In the short term, however, caution is warranted. Technical traders recognize patterns like bear flags — where a corrective bounce within a downtrend gives the illusion of recovery before another leg down. The market may need either a time-based correction or a significant influx of new buyers to sustain upward momentum. Any near-term downturn, though, could represent a buying opportunity for those with a longer time horizon.
The Stablecoin Factor
Beyond Bitcoin, there is a powerful secular trend building around stablecoins. Roughly 52% of all stablecoins currently operate on the Ethereum network, which creates a direct link between stablecoin adoption and demand for ETH.
Senior figures in traditional finance have begun to speak openly about the transformative potential of stablecoins, particularly for global payment systems. For small transactions — cross-border payments, currency conversions between dollars, euros, and yen — stablecoins offer higher speed and lower friction than traditional banking rails. For larger transactions, existing systems like Fedwire still dominate, but the gap is closing.
Crucially, dollar-backed stablecoins are typically collateralized by U.S. Treasuries, which means their growth actually strengthens demand for the dollar rather than undermining it.

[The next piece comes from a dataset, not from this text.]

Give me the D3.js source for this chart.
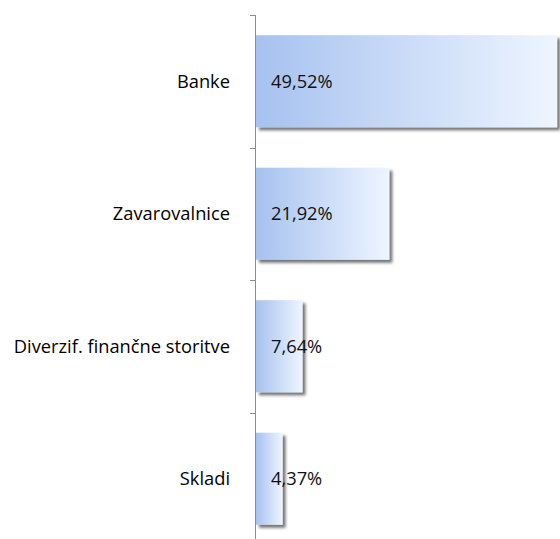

They make it easier for people outside the United States to hold and transact in dollars, reinforcing the currency's global reserve status. Pending stablecoin legislation, with appropriate compliance requirements, could accelerate this trend enormously.
The Bigger Picture
The United States finds itself in an unprecedented fiscal position. The debt is not yet a crisis, but the trajectory makes one inevitable unless something changes. The Federal Reserve, despite its warnings, has limited tools — and nearly all of them involve creating more money. For holders of scarce assets like Bitcoin, this dynamic represents both a warning and an opportunity. The printing press, it seems, will run again. The only question is when.